* Begin Supplied records *
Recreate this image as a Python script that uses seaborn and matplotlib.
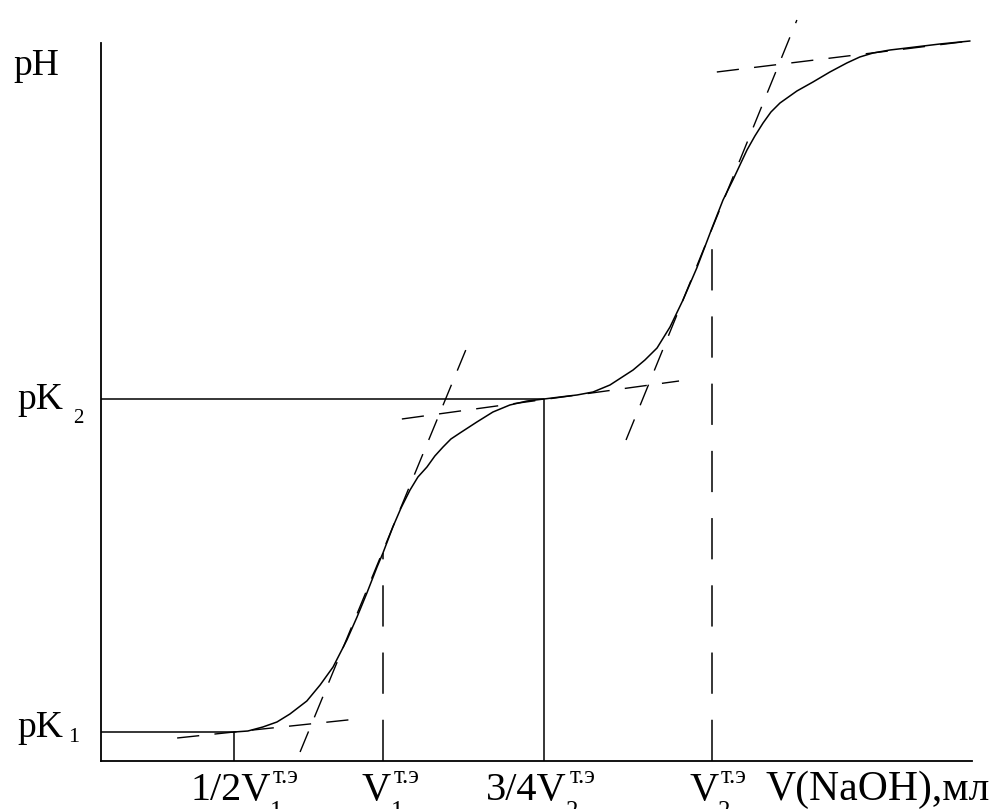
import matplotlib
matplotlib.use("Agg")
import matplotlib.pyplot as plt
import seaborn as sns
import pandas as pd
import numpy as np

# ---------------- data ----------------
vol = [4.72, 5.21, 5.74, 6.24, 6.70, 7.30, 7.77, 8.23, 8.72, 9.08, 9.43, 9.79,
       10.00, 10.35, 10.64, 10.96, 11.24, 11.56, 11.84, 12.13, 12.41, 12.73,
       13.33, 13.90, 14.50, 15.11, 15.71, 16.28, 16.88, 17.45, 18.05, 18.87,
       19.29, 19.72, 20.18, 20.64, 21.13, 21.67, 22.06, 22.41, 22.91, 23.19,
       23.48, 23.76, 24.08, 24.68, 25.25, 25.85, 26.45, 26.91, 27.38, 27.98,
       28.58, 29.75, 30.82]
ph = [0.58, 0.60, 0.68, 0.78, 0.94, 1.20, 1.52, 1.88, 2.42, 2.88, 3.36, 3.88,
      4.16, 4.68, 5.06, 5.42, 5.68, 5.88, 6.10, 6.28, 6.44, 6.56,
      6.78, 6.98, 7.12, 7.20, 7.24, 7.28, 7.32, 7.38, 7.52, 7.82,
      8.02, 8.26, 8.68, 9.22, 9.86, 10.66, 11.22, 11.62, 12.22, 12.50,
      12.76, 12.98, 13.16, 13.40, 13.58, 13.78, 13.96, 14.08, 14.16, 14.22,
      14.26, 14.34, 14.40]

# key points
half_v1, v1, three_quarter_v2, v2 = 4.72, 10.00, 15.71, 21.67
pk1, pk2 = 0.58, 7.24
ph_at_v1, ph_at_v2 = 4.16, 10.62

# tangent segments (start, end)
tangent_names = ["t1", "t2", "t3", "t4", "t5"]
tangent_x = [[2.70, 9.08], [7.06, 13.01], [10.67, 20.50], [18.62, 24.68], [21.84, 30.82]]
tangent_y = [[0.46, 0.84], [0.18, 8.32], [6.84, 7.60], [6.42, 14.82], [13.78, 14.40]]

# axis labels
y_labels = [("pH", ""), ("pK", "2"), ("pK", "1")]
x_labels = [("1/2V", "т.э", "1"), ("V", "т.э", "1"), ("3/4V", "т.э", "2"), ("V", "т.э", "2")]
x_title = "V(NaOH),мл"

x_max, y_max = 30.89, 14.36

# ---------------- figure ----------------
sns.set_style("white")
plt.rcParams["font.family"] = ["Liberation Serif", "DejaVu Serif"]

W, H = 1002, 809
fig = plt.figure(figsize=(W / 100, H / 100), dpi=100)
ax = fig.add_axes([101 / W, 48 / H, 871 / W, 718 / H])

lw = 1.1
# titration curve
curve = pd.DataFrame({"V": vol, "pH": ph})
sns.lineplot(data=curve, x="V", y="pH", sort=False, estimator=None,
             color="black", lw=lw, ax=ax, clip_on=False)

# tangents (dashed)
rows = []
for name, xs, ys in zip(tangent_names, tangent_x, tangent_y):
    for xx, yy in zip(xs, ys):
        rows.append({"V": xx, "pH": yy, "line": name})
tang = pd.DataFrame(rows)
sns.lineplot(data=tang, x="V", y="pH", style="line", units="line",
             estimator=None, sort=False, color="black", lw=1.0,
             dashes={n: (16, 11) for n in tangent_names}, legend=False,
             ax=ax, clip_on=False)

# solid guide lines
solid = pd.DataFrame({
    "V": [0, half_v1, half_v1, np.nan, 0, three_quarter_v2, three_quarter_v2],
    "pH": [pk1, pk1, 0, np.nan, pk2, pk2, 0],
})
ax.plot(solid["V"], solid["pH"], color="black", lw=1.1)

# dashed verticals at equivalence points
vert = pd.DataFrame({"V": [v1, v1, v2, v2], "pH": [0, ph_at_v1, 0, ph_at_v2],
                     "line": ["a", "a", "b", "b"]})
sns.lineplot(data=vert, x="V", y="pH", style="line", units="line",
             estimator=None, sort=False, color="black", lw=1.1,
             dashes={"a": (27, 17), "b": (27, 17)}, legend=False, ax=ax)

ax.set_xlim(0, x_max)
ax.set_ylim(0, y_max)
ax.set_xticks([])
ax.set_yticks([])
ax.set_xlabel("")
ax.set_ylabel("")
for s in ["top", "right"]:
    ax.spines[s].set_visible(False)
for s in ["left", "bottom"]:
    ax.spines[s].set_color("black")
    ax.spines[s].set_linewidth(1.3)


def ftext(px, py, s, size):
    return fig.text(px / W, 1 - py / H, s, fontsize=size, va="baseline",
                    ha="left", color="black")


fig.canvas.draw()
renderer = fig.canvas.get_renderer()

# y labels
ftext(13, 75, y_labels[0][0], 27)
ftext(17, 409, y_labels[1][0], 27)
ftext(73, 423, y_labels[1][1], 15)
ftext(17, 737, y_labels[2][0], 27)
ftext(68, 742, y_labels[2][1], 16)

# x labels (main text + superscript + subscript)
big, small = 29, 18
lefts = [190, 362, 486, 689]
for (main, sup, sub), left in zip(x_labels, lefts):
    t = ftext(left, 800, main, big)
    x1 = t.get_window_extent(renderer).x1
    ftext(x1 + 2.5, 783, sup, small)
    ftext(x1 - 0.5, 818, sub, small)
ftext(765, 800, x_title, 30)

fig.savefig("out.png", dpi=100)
* End Supplied records *
* Begin Supplied records *
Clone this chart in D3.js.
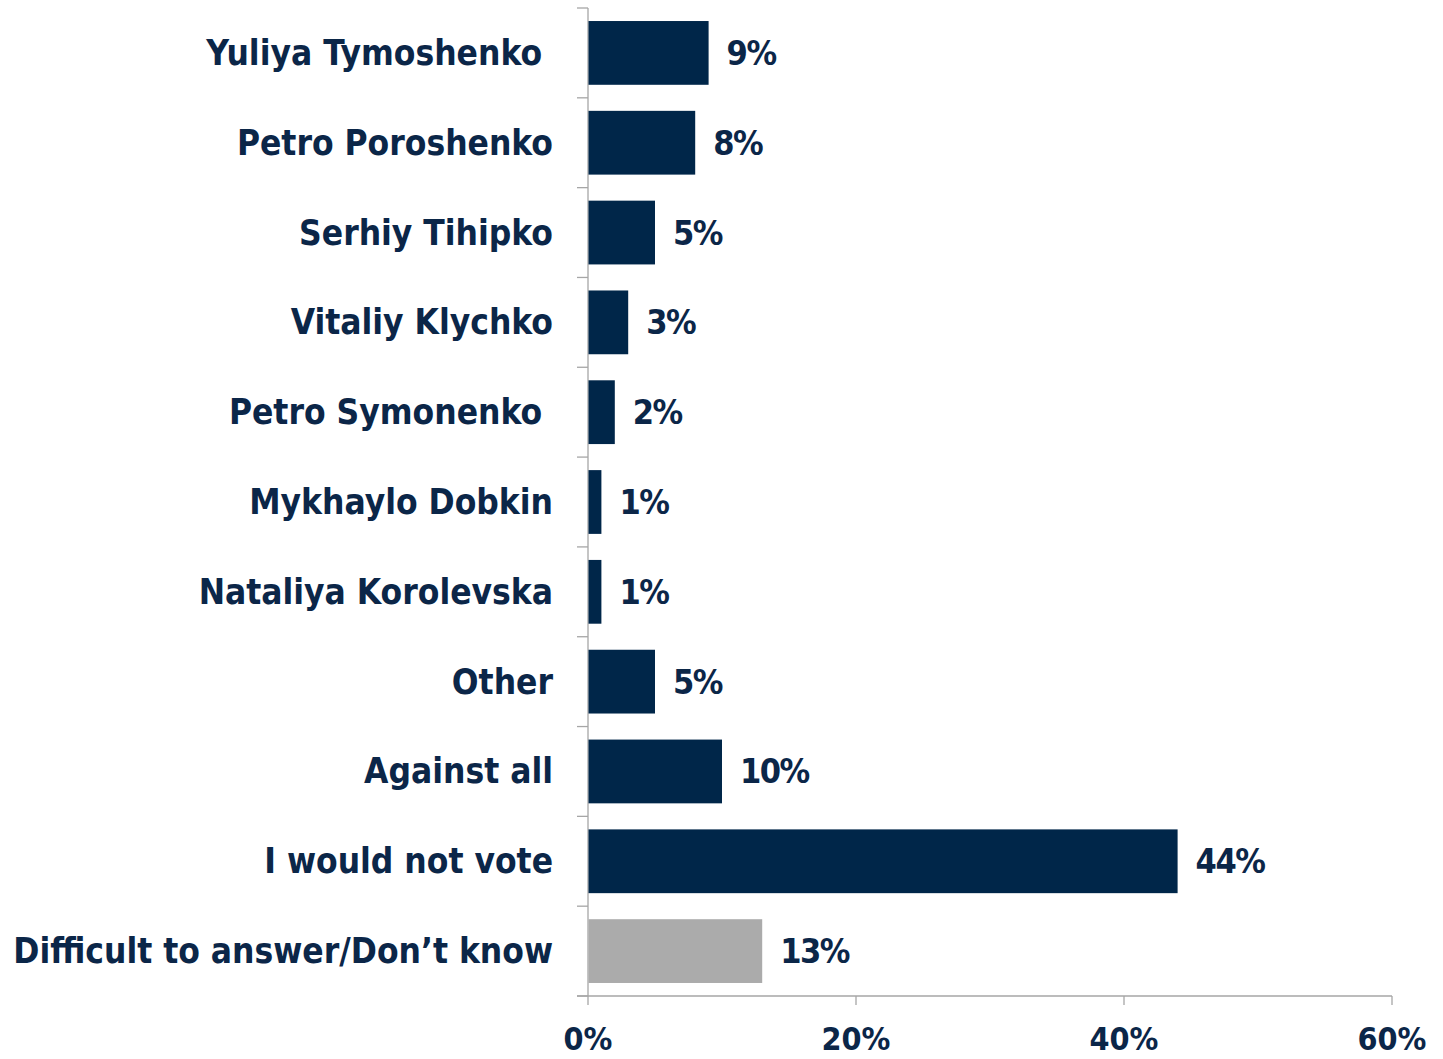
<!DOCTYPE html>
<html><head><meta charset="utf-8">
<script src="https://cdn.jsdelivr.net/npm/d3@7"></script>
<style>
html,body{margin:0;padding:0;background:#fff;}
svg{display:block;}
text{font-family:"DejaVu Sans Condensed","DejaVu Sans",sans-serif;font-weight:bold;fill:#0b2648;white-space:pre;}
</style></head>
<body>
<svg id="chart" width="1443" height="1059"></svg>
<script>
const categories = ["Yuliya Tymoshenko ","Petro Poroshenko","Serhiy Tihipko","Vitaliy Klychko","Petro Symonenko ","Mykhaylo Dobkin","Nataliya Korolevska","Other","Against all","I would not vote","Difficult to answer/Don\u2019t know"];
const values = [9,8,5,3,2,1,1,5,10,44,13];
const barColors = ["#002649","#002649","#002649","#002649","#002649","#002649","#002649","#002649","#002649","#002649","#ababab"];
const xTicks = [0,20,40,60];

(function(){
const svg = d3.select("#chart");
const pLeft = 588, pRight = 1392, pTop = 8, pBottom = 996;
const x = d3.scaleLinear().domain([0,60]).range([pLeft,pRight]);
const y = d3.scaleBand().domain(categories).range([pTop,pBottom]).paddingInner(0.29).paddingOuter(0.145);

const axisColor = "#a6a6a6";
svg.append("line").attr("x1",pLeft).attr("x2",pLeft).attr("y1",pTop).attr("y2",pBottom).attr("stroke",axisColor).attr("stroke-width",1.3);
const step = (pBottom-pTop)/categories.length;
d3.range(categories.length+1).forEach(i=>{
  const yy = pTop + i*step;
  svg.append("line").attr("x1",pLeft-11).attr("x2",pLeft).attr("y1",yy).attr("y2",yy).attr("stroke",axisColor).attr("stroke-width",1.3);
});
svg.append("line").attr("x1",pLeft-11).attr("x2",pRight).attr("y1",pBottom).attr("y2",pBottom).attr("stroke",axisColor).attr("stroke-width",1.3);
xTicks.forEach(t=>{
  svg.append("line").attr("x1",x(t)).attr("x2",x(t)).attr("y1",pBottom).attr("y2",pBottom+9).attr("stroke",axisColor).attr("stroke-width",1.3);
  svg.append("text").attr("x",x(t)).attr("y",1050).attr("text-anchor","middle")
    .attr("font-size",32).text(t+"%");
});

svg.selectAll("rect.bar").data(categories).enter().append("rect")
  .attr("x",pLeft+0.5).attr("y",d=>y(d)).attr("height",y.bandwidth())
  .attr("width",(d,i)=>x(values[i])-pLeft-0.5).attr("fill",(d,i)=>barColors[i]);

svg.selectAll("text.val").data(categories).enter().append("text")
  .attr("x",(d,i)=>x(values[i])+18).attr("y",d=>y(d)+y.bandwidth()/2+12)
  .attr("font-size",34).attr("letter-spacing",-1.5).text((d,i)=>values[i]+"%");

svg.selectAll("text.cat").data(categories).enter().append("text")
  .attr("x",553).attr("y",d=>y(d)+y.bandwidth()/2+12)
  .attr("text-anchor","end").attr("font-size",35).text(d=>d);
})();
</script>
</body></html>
* End Supplied records *
Keep to the stretch from the line containing "Recreate this image" through the line containing "x_max, y_max = 30.89, 14.36", both ends included, and copy it exactly from the listing above, minus the pictures.

• _Correct output_
Recreate this image as a Python script that uses seaborn and matplotlib.
import matplotlib
matplotlib.use("Agg")
import matplotlib.pyplot as plt
import seaborn as sns
import pandas as pd
import numpy as np

# ---------------- data ----------------
vol = [4.72, 5.21, 5.74, 6.24, 6.70, 7.30, 7.77, 8.23, 8.72, 9.08, 9.43, 9.79,
       10.00, 10.35, 10.64, 10.96, 11.24, 11.56, 11.84, 12.13, 12.41, 12.73,
       13.33, 13.90, 14.50, 15.11, 15.71, 16.28, 16.88, 17.45, 18.05, 18.87,
       19.29, 19.72, 20.18, 20.64, 21.13, 21.67, 22.06, 22.41, 22.91, 23.19,
       23.48, 23.76, 24.08, 24.68, 25.25, 25.85, 26.45, 26.91, 27.38, 27.98,
       28.58, 29.75, 30.82]
ph = [0.58, 0.60, 0.68, 0.78, 0.94, 1.20, 1.52, 1.88, 2.42, 2.88, 3.36, 3.88,
      4.16, 4.68, 5.06, 5.42, 5.68, 5.88, 6.10, 6.28, 6.44, 6.56,
      6.78, 6.98, 7.12, 7.20, 7.24, 7.28, 7.32, 7.38, 7.52, 7.82,
      8.02, 8.26, 8.68, 9.22, 9.86, 10.66, 11.22, 11.62, 12.22, 12.50,
      12.76, 12.98, 13.16, 13.40, 13.58, 13.78, 13.96, 14.08, 14.16, 14.22,
      14.26, 14.34, 14.40]

# key points
half_v1, v1, three_quarter_v2, v2 = 4.72, 10.00, 15.71, 21.67
pk1, pk2 = 0.58, 7.24
ph_at_v1, ph_at_v2 = 4.16, 10.62

# tangent segments (start, end)
tangent_names = ["t1", "t2", "t3", "t4", "t5"]
tangent_x = [[2.70, 9.08], [7.06, 13.01], [10.67, 20.50], [18.62, 24.68], [21.84, 30.82]]
tangent_y = [[0.46, 0.84], [0.18, 8.32], [6.84, 7.60], [6.42, 14.82], [13.78, 14.40]]

# axis labels
y_labels = [("pH", ""), ("pK", "2"), ("pK", "1")]
x_labels = [("1/2V", "т.э", "1"), ("V", "т.э", "1"), ("3/4V", "т.э", "2"), ("V", "т.э", "2")]
x_title = "V(NaOH),мл"

x_max, y_max = 30.89, 14.36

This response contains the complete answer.